For some who have too much, getting physical gifts may be burdensome. Therefore, another idea we have to do away with is the idea that re-gifting or giving gifts to charity are insults. They’re not, they’re just the best use of the gift by the receiver. And it benefits the charity or the library or the person the gift is re-gifted to, who may be a better match for it. It’s a net positive. There should be no stigma there. But you know, the initial receiver should also give the gift a chance. Open the book, even if it is a romance and you only read science fiction. You may enjoy it. Movies may be trickier, because of the wrapping. If you break the plastic around a movie, it will be more suspicious if you then give it to another individual, unless you want to be honest with the person you are re-gifting to, but baby steps, we can’t expect people to be more honest with each other around the holidays. But you can look up trailers and scenes on the internet, do the equivalent of reading the first chapter or so of a book. Then get rid of it if you must. I was disappointed that my local book dealer didn’t buy more of the books I brought to sell, but the pile I then gave to the local library was part of my charitable giving of the season.
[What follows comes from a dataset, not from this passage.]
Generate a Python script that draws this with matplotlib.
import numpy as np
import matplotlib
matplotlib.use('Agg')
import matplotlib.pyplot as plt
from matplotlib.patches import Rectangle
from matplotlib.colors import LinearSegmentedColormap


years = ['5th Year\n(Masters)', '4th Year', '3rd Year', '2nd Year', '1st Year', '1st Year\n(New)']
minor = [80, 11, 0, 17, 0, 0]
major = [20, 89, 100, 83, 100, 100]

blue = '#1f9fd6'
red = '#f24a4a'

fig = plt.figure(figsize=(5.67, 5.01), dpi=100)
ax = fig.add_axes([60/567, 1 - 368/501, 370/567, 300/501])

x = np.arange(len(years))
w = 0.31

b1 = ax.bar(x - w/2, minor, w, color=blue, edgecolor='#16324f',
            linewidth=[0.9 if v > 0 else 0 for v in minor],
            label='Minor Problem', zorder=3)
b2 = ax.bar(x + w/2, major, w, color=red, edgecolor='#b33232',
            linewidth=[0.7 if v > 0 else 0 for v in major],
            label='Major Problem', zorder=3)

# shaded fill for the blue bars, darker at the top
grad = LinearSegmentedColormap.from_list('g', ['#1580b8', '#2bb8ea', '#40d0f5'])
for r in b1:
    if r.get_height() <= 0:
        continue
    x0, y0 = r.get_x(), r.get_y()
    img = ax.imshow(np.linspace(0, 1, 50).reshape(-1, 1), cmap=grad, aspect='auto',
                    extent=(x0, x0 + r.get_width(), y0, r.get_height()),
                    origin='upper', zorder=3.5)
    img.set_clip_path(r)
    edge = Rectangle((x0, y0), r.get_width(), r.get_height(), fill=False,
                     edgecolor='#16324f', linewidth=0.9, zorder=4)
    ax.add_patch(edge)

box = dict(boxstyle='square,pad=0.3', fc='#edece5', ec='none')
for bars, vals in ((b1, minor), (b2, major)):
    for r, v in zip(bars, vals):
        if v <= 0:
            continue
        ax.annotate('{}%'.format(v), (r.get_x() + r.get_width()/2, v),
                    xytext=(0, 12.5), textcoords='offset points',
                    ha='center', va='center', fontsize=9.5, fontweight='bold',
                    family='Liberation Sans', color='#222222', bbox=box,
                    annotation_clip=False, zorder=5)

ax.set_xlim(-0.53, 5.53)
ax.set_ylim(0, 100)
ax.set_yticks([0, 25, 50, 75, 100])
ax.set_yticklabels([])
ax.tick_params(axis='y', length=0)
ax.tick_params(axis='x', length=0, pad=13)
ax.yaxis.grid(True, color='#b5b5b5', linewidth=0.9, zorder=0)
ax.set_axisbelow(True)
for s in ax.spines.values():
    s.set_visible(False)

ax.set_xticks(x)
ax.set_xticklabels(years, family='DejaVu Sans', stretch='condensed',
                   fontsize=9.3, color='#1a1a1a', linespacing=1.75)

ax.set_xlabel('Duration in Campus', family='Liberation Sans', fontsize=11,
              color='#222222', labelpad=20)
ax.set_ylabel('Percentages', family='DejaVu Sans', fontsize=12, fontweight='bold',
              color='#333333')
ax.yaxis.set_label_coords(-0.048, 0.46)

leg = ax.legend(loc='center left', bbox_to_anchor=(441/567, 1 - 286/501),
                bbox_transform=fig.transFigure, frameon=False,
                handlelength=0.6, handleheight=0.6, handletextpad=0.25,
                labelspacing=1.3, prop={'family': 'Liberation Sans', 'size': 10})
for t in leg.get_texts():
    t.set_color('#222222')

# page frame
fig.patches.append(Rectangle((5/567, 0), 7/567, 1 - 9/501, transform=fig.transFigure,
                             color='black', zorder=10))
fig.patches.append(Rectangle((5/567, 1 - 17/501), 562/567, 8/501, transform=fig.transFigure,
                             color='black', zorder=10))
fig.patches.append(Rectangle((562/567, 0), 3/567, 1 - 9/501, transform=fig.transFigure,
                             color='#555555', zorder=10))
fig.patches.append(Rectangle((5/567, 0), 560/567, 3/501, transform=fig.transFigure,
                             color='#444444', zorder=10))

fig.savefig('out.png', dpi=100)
But not all gifts are books and movies. Some are socks. If you don’t know how valuable a gift socks really are, you need to get out more, because your socks don’t get enough action. And we live in a golden age of socks. I was almost through college before I realized that socks can be interesting. I recently received two pairs of socks as part of a thank you for being part of a friend’s important life event, and I know they will not last forever, but they are some of my favourite socks, one with brightly colored polka dots, the other with bright stripes. And the same goes for other kinds of clothes. Nothing lasts forever, and you can’t just keep fixing tears in pajama bottoms and jeans. Sometimes you have to give up, and it is convenient to have back-ups. Certainly you should make use of every resource for as long as you can, but not beyond the point of reason. You’ve already done your part to reduce your carbon footprint. Allow others to help replenish your supply of things to wear, and be grateful to them. And maybe you don’t like how something looks when you first see it. Well, you can always give it away, but try it with a few combinations. Very few items of clothes appeal to me in a clothing store, but if someone gives me something, I can usually find some combination it works with. And lately, I have found that new clothes have crowded out old ones, but if an item of clothing has endured so long and you have something new to replace it, it will do well for someone else.
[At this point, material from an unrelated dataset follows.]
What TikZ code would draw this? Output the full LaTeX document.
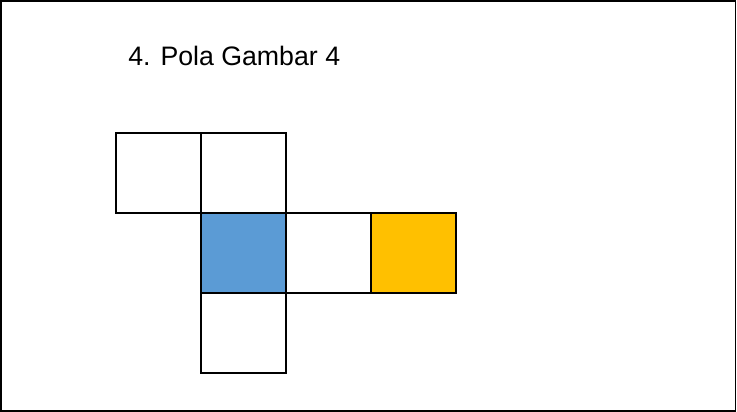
\documentclass[tikz,border=0pt]{standalone}
\usepackage{fontspec}
\setmainfont{Liberation Sans}
\usetikzlibrary{positioning}
\usepackage{xcolor}
\definecolor{faceblue}{HTML}{5B9BD5}
\definecolor{faceyellow}{HTML}{FFC000}

\tikzset{
  face/.style={draw=black,line width=1.2pt,minimum width=1.7cm,minimum height=1.6cm,inner sep=0pt,outer sep=0pt,fill=white}
}

\begin{document}
\begin{tikzpicture}[x=0.02cm,y=-0.02cm]

\useasboundingbox (0,0) rectangle (737,412);
\fill[white] (0,0) rectangle (737,412);
\draw[line width=0.8pt] (0.8,0.8) rectangle (735.6,410.8);

\node[anchor=base west,inner sep=0pt,font=\fontsize{15.2}{18}\selectfont] (title) at (128,66) {4. Pola Gambar 4};

% net of the cube
\node[face] (topleft) at (158.5,173) {};
\node[face,right=0pt of topleft] (topright) {};
\node[face,fill=faceblue,below=0pt of topright] (blue) {};
\node[face,right=0pt of blue] (middle) {};
\node[face,fill=faceyellow,right=0pt of middle] (yellow) {};
\node[face,below=0pt of blue] (bottom) {};

\end{tikzpicture}
\end{document}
Gift card to a place you never shop? Give it to someone else or buy something for yourself you never would have thought to buy. Household appliance? They’re useful by definition, even if you already have one or haven’t ever had need for one, the sentiment of the giver is wanting to be helpful around the house. Something decorative? Again, anything can be given away, but why not just try putting it somewhere. Maybe it’s a bowl into which you can put change or keys or something, or a wall hanging, or art specifically created for you by the giver. That you probably shouldn’t give away, but not everything in a living space can be practical. Put it on a shelf and forget about it. Visitors will appreciate it for you, maybe even think more highly of you for your aesthetic tastes. Then there’s that recently ridiculed decorative, useless gift that is the candle. Saturday Night Live did a great little music video making fun of the idea of giving and re-giving candles for Christmas. Maybe you find it tacky, but the great thing about a candle is that you don’t have to give it away to make it disappear. Using it has the same effect. You can do it all in one go, and maybe take a little pleasure in the tiny flicker of light or the smell it gives off if it is scented, or maybe you just let it run its course and then you can at least tell the giver you made use of her gift. If it leaves you will a small glass container, again, change or keys or something, maybe small flowers if someone is thoughtless enough to give you some of those one day.
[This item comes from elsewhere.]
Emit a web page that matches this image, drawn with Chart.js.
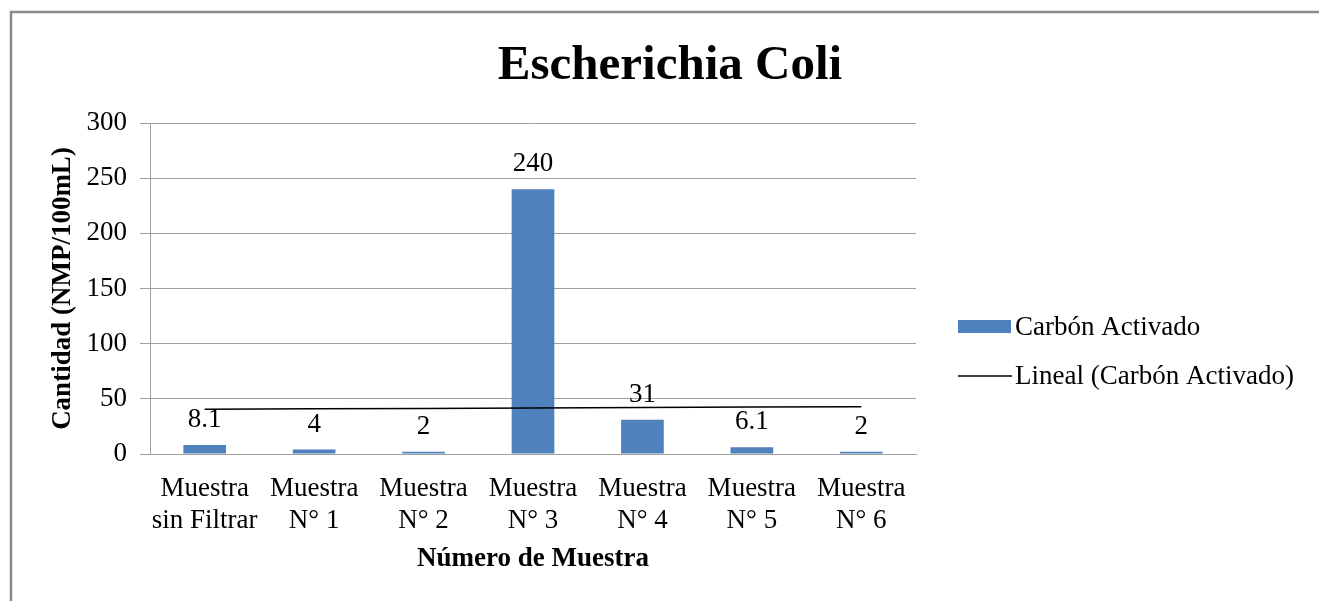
<!DOCTYPE html>
<html>
<head>
<meta charset="utf-8">
<title>Escherichia Coli</title>
<script src="https://cdn.jsdelivr.net/npm/chart.js@4/dist/chart.umd.min.js"></script>
<style>
  html, body { margin: 0; padding: 0; background: #fff; }
  canvas { display: block; }
</style>
</head>
<body>
<canvas id="ecoliChart" width="1319" height="601"></canvas>
<script>
// datos
const categories = [
    ['Muestra', 'sin Filtrar'],
    ['Muestra', 'N° 1'],
    ['Muestra', 'N° 2'],
    ['Muestra', 'N° 3'],
    ['Muestra', 'N° 4'],
    ['Muestra', 'N° 5'],
    ['Muestra', 'N° 6']
];
const carbonValues = [8.1, 4, 2, 240, 31, 6.1, 2];
// linea de tendencia (lineal)
const trendValues = [40.5, 40.9, 41.3, 41.7, 42.1, 42.5, 42.9];
const yTicks = [0, 50, 100, 150, 200, 250, 300];

const seriesName = 'Carbón Activado';
const trendName = 'Lineal (Carbón Activado)';
const barColor = '#4f81bd';
const gridColor = '#a0a0a0';
const serif = "'Liberation Serif', 'Times New Roman', serif";

const frameAndTitle = {
    id: 'frameAndTitle',
    beforeDraw(chart) {
        const ctx = chart.ctx;
        ctx.save();
        ctx.fillStyle = '#fff';
        ctx.fillRect(0, 0, chart.width, chart.height);
        ctx.strokeStyle = '#8a8a8a';
        ctx.lineWidth = 2.5;
        ctx.strokeRect(11, 12, 1400, 700);
        ctx.restore();
    },
    afterDraw(chart) {
        const ctx = chart.ctx;
        ctx.save();
        ctx.fillStyle = '#000';
        ctx.font = 'bold 49px ' + serif;
        ctx.textAlign = 'center';
        ctx.textBaseline = 'alphabetic';
        ctx.fillText('Escherichia Coli', 670, 79);

        // leyenda
        ctx.font = '27px ' + serif;
        ctx.textAlign = 'left';
        ctx.textBaseline = 'middle';
        ctx.fillStyle = barColor;
        ctx.fillRect(958, 320, 53, 13);
        ctx.fillStyle = '#000';
        ctx.fillText(seriesName, 1015, 328);
        ctx.strokeStyle = '#000';
        ctx.lineWidth = 1.5;
        ctx.beginPath();
        ctx.moveTo(958, 376);
        ctx.lineTo(1012, 376);
        ctx.stroke();
        ctx.fillText(trendName, 1015, 377);
        ctx.restore();
    }
};

const barLabels = {
    id: 'barLabels',
    afterDatasetsDraw(chart) {
        const ctx = chart.ctx;
        const meta = chart.getDatasetMeta(0);
        ctx.save();
        ctx.font = '27px ' + serif;
        ctx.fillStyle = '#000';
        ctx.textAlign = 'center';
        ctx.textBaseline = 'alphabetic';
        meta.data.forEach((bar, i) => {
            ctx.fillText(String(carbonValues[i]), bar.x, bar.y - 18);
        });
        ctx.restore();
    }
};

const ctx = document.getElementById('ecoliChart').getContext('2d');
const chart = new Chart(ctx, {
    data: {
        labels: categories,
        datasets: [
            {
                type: 'bar',
                label: seriesName,
                data: carbonValues,
                backgroundColor: barColor,
                categoryPercentage: 1,
                barPercentage: 0.39,
                order: 2
            },
            {
                type: 'line',
                label: trendName,
                data: trendValues,
                borderColor: '#000',
                borderWidth: 1.5,
                pointRadius: 0,
                fill: false,
                tension: 0,
                order: 1
            }
        ]
    },
    options: {
        responsive: false,
        animation: false,
        devicePixelRatio: 1,
        layout: { padding: { left: 0, top: 123, right: 403, bottom: 0 } },
        plugins: {
            legend: { display: false },
            title: { display: false },
            tooltip: { enabled: false }
        },
        scales: {
            x: {
                grid: { display: false, drawTicks: false },
                border: { display: true, color: gridColor, width: 1 },
                ticks: {
                    color: '#000',
                    font: { family: serif, size: 27, lineHeight: 1.18 },
                    padding: 19,
                    maxRotation: 0,
                    autoSkip: false
                },
                title: {
                    display: true,
                    text: 'Número de Muestra',
                    color: '#000',
                    font: { family: serif, size: 27, weight: 'bold', lineHeight: 1.2 },
                    padding: { top: 0, bottom: 26 }
                },
                afterFit(scale) { scale.height = 147; }
            },
            y: {
                min: 0,
                max: 300,
                afterBuildTicks(scale) {
                    scale.ticks = yTicks.map(v => ({ value: v }));
                },
                grid: { color: gridColor, tickLength: 10, drawTicks: true },
                border: { display: true, color: gridColor, width: 1 },
                ticks: {
                    color: '#000',
                    font: { family: serif, size: 27 },
                    padding: 13
                },
                title: {
                    display: true,
                    text: 'Cantidad (NMP/100mL)',
                    color: '#000',
                    font: { family: serif, size: 27, weight: 'bold', lineHeight: 1.2 },
                    padding: { top: 47, bottom: 0 }
                },
                afterFit(scale) { scale.width = 150; }
            }
        }
    },
    plugins: [frameAndTitle, barLabels]
});
</script>
</body>
</html>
I don’t recall specifically when I became determined to appreciate everything I received as a gift, regardless of the excitement it inspired in me upon unwrapping it. It may have coincided with the decrease in childish delight at just receiving things en mass. At some point, I decided I was Santa Claus now, that it was my responsibility to bring Holiday Cheer to others, and not only be a beneficiary. Part of growing up, I suppose. But this came with a stubborn twist: I rarely ask people what they want, I decide what I think they should have, something based on my knowledge of them and what they like and what I want to introduce them to. It also has to do with what I have access to. This year I made six golden snitch ornaments, and so five people got them as their gifts. Don’t worry, Harry Potter fans all. I wouldn’t give a snitch to someone who loved Star Trek. I’d give a tribble to that person. But I much prefer to improvise over a theme, like a jazz musician, when I decide on gifts, which gets back to the fact that I’d rather just get the thing for the person and give it when it appears to me. But I held onto one Christmas gift for nearly half a year before giving it to the intended receiver this year, so I’m getting better in that way. There’s a reason people say “It’s the thought that counts” when it comes to gift giving, but I think it goes deeper than the surface reason of just acknowledging that there was an effort to give something meaningful. If you receive something, you know for sure what it is, but cannot know for sure what the person was thinking, even if they tell you. So “It’s the thought that counts” means give the person the benefit of the doubt that they really thought this was the thing to get you, that they really hoped you would appreciate it and find a use for it, and in that spirit, give the gift the benefit of the doubt that there is something for you hidden within, you just have to try it out.